### SET PROBLEM
Please write out the material below exactly as given.

### DATA LINES
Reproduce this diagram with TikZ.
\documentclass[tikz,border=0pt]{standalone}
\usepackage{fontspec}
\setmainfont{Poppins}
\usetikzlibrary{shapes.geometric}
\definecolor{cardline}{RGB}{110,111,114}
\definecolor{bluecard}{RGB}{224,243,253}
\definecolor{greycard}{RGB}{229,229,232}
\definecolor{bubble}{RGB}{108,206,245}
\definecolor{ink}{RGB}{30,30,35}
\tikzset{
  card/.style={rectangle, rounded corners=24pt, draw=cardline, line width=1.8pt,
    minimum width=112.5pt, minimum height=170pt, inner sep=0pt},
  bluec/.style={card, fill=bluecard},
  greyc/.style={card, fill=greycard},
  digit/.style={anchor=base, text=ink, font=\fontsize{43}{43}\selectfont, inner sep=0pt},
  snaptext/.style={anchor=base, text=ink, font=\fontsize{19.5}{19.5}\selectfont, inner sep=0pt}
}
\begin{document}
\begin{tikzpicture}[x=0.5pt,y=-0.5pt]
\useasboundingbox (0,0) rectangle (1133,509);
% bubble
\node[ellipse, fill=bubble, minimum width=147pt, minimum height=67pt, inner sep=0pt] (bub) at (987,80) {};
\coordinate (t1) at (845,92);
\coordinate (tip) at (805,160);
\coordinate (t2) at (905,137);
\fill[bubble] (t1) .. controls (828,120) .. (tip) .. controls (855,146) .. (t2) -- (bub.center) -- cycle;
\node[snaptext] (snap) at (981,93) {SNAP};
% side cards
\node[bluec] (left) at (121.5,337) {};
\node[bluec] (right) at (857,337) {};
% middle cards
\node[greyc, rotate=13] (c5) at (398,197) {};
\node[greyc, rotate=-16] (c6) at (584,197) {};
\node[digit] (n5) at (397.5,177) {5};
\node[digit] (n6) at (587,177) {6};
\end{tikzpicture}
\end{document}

### EXERCISE ANSWER
Reproduce this diagram with TikZ.
\documentclass[tikz,border=0pt]{standalone}
\usepackage{fontspec}
\setmainfont{Poppins}
\usetikzlibrary{shapes.geometric}
\definecolor{cardline}{RGB}{110,111,114}
\definecolor{bluecard}{RGB}{224,243,253}
\definecolor{greycard}{RGB}{229,229,232}
\definecolor{bubble}{RGB}{108,206,245}
\definecolor{ink}{RGB}{30,30,35}
\tikzset{
  card/.style={rectangle, rounded corners=24pt, draw=cardline, line width=1.8pt,
    minimum width=112.5pt, minimum height=170pt, inner sep=0pt},
  bluec/.style={card, fill=bluecard},
  greyc/.style={card, fill=greycard},
  digit/.style={anchor=base, text=ink, font=\fontsize{43}{43}\selectfont, inner sep=0pt},
  snaptext/.style={anchor=base, text=ink, font=\fontsize{19.5}{19.5}\selectfont, inner sep=0pt}
}
\begin{document}
\begin{tikzpicture}[x=0.5pt,y=-0.5pt]
\useasboundingbox (0,0) rectangle (1133,509);
% bubble
\node[ellipse, fill=bubble, minimum width=147pt, minimum height=67pt, inner sep=0pt] (bub) at (987,80) {};
\coordinate (t1) at (845,92);
\coordinate (tip) at (805,160);
\coordinate (t2) at (905,137);
\fill[bubble] (t1) .. controls (828,120) .. (tip) .. controls (855,146) .. (t2) -- (bub.center) -- cycle;
\node[snaptext] (snap) at (981,93) {SNAP};
% side cards
\node[bluec] (left) at (121.5,337) {};
\node[bluec] (right) at (857,337) {};
% middle cards
\node[greyc, rotate=13] (c5) at (398,197) {};
\node[greyc, rotate=-16] (c6) at (584,197) {};
\node[digit] (n5) at (397.5,177) {5};
\node[digit] (n6) at (587,177) {6};
\end{tikzpicture}
\end{document}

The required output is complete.